The only caveat is that enclosed areas must be perfectly enclosed. Even one pixel missing and the flowed color swamps the entire image. Thankfully, there is an Undo button, and even for someone who is not neat and tidy, the bucket tool enables the creation of perfect flat ‘print like’ areas of color.
So much for technique.
The bigger problem for the non-professional is, I think, consistency of image. It is not too hard to produce an attractive illustration. What is difficult is making a character look recognizably the same in different settings and from different angles.
I now appreciate another difficulty. The writer has a notion of what a character, setting, or action should look like and, having suggested that satisfactorily in print, she is sometimes surprised by the changes the illustrator produces. But graphic design has its reasons. When I finished the drawing of the Elf Queen, I thought to check my story. Oh, dear, she was supposedly wearing a sable trimmed cloak! Too bad, the addition of dark brown fur, in addition to being more work, would upset the color balance.
Similarly, the Magus in The Potion of the Empress had dark eyes in print, unsurprising as he was an ancient Roman. However, both an older drawing done in an early Apple graphic program, and my new color version, gave him a chilly light eye, very necessary given the shadows that formed his background.

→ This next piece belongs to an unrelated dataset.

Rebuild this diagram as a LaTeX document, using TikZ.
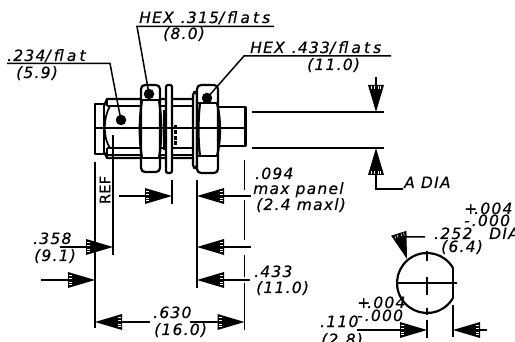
\documentclass[tikz,border=0pt]{standalone}
\usepackage{fontspec}
\setmainfont{DejaVu Sans}[LetterSpace=8,FakeBold=0.4]
\newfontfamily\widefont{DejaVu Sans}[LetterSpace=20,FakeBold=0.4]
\newfontfamily\refont{DejaVu Sans}[LetterSpace=2,FakeBold=0.4]
\newcommand{\wideword}[1]{{\widefont\itshape #1}}
\pgfdeclarearrow{
  name=HT,
  setup code={
    \pgfarrowssettipend{0pt}
    \pgfarrowssetbackend{-27pt}
    \pgfarrowssetlineend{-20pt}
    \pgfarrowssetvisualbackend{-24pt}
    \pgfarrowshullpoint{0pt}{0pt}
    \pgfarrowshullpoint{-27pt}{8pt}
    \pgfarrowshullpoint{-27pt}{-8pt}
  },
  drawing code={
    \pgfpathmoveto{\pgfqpoint{0pt}{0pt}}
    \pgfpathlineto{\pgfqpoint{-27pt}{8pt}}
    \pgfpathlineto{\pgfqpoint{-27pt}{-8pt}}
    \pgfpathclose
    \pgfusepathqfill
    \pgfsetstrokecolor{white}
    \pgfsetlinewidth{0.5pt}
    \foreach \w in {-4.5,-2,2,4.5}{
      \pgfpathmoveto{\pgfqpoint{-26pt}{\w pt}}
      \pgfpathlineto{\pgfqpoint{-23pt}{\w pt}}
    }
    \pgfusepathqstroke
  },
  defaults={}
}
\tikzset{
  x=1pt,y=-1pt,
  lbl/.style={anchor=base west,inner sep=0pt,font=\itshape\fontsize{15.5}{15.5}\selectfont},
  part/.style={line width=2.2pt,line join=round},
  thin part/.style={line width=1.7pt},
  ext/.style={line width=1.5pt},
  dim/.style={line width=1.5pt,-{HT}},
  ldr/.style={line width=1.5pt},
  dot/.style={circle,fill=black,inner sep=0pt,minimum size=10.5pt}
}
\begin{document}
\begin{tikzpicture}
\useasboundingbox (0,0) rectangle (515,342);
\clip (0,0) rectangle (515,342);
% body
\draw[part] (95,104) rectangle (104,154);
\draw[part] (104,106) -- (107,99) -- (193,99);
\draw[part] (104,152) -- (107,158) -- (193,158);
\draw[thin part] (107,106) -- (193,106);
\draw[thin part] (107,148) -- (193,148);
\draw[thin part] (107,155) -- (193,155);
\draw[thin part] (110,106) .. controls (103,118) and (103,138) .. (110,148);
\draw[thin part] (107,99) -- (107,106);
\draw[thin part] (107,148) -- (107,158);
\draw[thin part] (113,148) -- (113,158);
\draw[line width=1.5pt] (95,128) -- (246,128);
% first nut
\draw[part,fill=white,rounded corners=4pt] (141,85) rectangle (160,172);
\draw[part] (142,100) .. controls (139,120) and (139,140) .. (142,158);
\draw[part] (159,100) .. controls (162,120) and (162,140) .. (159,158);
\draw[thin part] (141,100) -- (160,100) (141,158) -- (160,158);
\draw[line width=1.5pt] (141,128) -- (172,128);
% washer
\draw[part,fill=white,rounded corners=2pt] (166,85) rectangle (172,173);
\draw[line width=2.4pt] (164,110) -- (164,150);
\draw[line width=3pt,dash pattern=on 4pt off 1.5pt] (175,125) -- (175,145);
\draw[line width=1.5pt] (166,128) -- (172,128);
% shaft
\draw[part] (218,107) -- (245.5,107) -- (245.5,146) -- (218,146);
% second nut
\draw[part,fill=white,rounded corners=3pt] (193,92) rectangle (197,168);
\draw[part,fill=white,rounded corners=4pt] (197,85) rectangle (218,173);
\draw[thin part] (197,103) -- (218,103) (197,156) -- (218,156);
\draw[part] (200,103) .. controls (198,120) and (198,140) .. (200,156);
\draw[part] (217,103) .. controls (221,120) and (221,140) .. (217,156);
\draw[line width=1.5pt] (184,128) -- (222,128);
% leader targets
\node[dot] (d1) at (121,120) {};
\node[dot] (d2) at (149,94) {};
\node[dot] (d3) at (207,98) {};
% leaders
\coordinate (a1) at (7,63.5); \coordinate (a2) at (110,63.5); \coordinate (a3) at (117,100);
\draw[ldr] (a1) -- (a2) -- (a3) -- (d1.center);
\coordinate (b1) at (274,26.5); \coordinate (b2) at (137,26.5);
\draw[ldr] (b1) -- (b2) -- (d2.center);
\coordinate (c1) at (391,56); \coordinate (c2) at (244,56);
\draw[ldr] (c1) -- (c2) -- (d3.center);
% extension lines
\coordinate (e1) at (95,162); \coordinate (e2) at (95,328);
\draw[ext] (e1) -- (e2);
\coordinate (f1) at (113,135); \coordinate (f2) at (113,255);
\draw[ext] (f1) -- (f2);
\coordinate (g1) at (172,180); \coordinate (g2) at (172,204);
\draw[ext] (g1) -- (g2);
\coordinate (h1) at (197,180); \coordinate (h2) at (197,288);
\draw[ext] (h1) -- (h2);
\draw[ext] (244.5,160) -- (244.5,190) (244.5,200) -- (244.5,240) (244.5,255) -- (244.5,277) (244.5,283) -- (244.5,330);
% right-hand extension
\coordinate (j1) at (252,112); \coordinate (j2) at (384,112);
\coordinate (k1) at (252,148); \coordinate (k2) at (384,148);
\draw[ext] (j1) -- (j2) (k1) -- (k2);
% dimensions
\coordinate (m1) at (376,77); \coordinate (m2) at (376,112);
\draw[dim] (m1) -- (m2);
\coordinate (n1) at (403,189); \coordinate (n2) at (376,189); \coordinate (n3) at (376,148);
\draw[dim] (n1) -- (n2) -- (n3);
\coordinate (o1) at (119,196); \coordinate (o2) at (172,196);
\draw[dim] (o1) -- (o2);
\coordinate (p1) at (251,196); \coordinate (p2) at (197,196);
\draw[dim] (p1) -- (p2);
\coordinate (q1) at (251,247); \coordinate (q2) at (197,247);
\draw[dim] (q1) -- (q2);
\coordinate (r1) at (250,280); \coordinate (r2) at (197,280);
\draw[dim] (r1) -- (r2);
\coordinate (s1) at (60,247); \coordinate (s2) at (113,247);
\draw[dim] (s1) -- (s2);
\coordinate (t1) at (41,280); \coordinate (t2) at (95,280);
\draw[dim] (t1) -- (t2);
\coordinate (u1) at (150,322); \coordinate (u2) at (95,322);
\draw[dim] (u1) -- (u2);
\coordinate (v1) at (190,322); \coordinate (v2) at (244.5,322);
\draw[dim] (v1) -- (v2);
% circular section
\draw[line width=2.2pt] (453,268) arc[start angle=-30,end angle=-330,radius=30];
\draw[line width=2.2pt] (453,268) -- (453,298);
\draw[ext] (396,283) -- (457,283);
\draw[ext] (427,251) -- (427,261) (427,277) -- (427,295) (427,308) -- (427,315);
\coordinate (w1) at (427,320); \coordinate (w2) at (427,338);
\draw[ext] (w1) -- (w2);
\coordinate (x1) at (453,305); \coordinate (x2) at (453,337);
\draw[ext] (x1) -- (x2);
\coordinate (y1) at (357,330); \coordinate (y2) at (427,330);
\draw[dim] (y1) -- (y2);
\coordinate (z1) at (487,330); \coordinate (z2) at (453,330);
\draw[dim] (z1) -- (z2);
\coordinate (aa1) at (425,237); \coordinate (aa2) at (400,237); \coordinate (aa3) at (407,259);
\draw[dim] (aa1) -- (aa2) -- (aa3);
% labels
\node[lbl] (t01) at (139,23) {HEX\hspace{7pt}.315\wideword{/flats}};
\node[lbl] (t02) at (163,39) {(8.0)};
\node[lbl] (t03) at (250,53) {HEX\hspace{7pt}.433\wideword{/flats}};
\node[lbl] (t04) at (307,70) {(11.0)};
\node[lbl] (t05) at (7,61) {.234\wideword{/flat}};
\node[lbl] (t06) at (16,78) {(5.9)};
\node[lbl] (t07) at (404,188) {A DIA};
\node[lbl] (t08) at (255,179) {.094};
\node[lbl] (t09) at (253,194) {max panel};
\node[lbl] (t10) at (256,210) {(2.4 maxl)};
\node[lbl] (t11) at (254,277) {.433};
\node[lbl] (t12) at (256,293) {(11.0)};
\node[lbl] (t13) at (33,244) {.358};
\node[lbl] (t14) at (34,261) {(9.1)};
\node[lbl] (t15) at (153,318) {.630};
\node[lbl] (t16) at (154,335) {(16.0)};
\node[lbl] (t17) at (464,214) {+\kern-3pt.004};
\node[lbl] (t18) at (464,226) {-\kern2pt.000};
\node[lbl] (t19) at (434,239) {.252};
\node[lbl] (t20) at (489,239) {DIA};
\node[lbl] (t21) at (441,252) {(6.4)};
\node[lbl] (t22) at (320,327) {.110};
\node[lbl] (t23) at (357,308) {+\kern-3pt.004};
\node[lbl] (t24) at (357,321) {-\kern2pt.000};
\node[lbl] (t25) at (321,345) {(2.8)};
\node[anchor=center,inner sep=0pt,rotate=90,font=\refont\fontsize{14.5}{14.5}\selectfont] (t26) at (105,190) {REF};
\end{tikzpicture}
\end{document}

If nothing else, trying to devise pictures for these little web books has given me sympathy for the illustrators at AHMM who have been illustrating my Madame Selina stories. Do they fit my ideas of the medium and her assistant? Usually not, or not entirely, but they are none the worse for that, being appropriate in size and pattern and style for the magazine and all different, too, which is really interesting.
Just the same, I thought I’d try my hand at both her and Nip and was pleased with the results, but I know better than to attempt a series of panels where I need to keep their features and expressions consistent. Amateur drawings can be lovely but the graphic novel – or even illustrations for a series – are best left to the pros.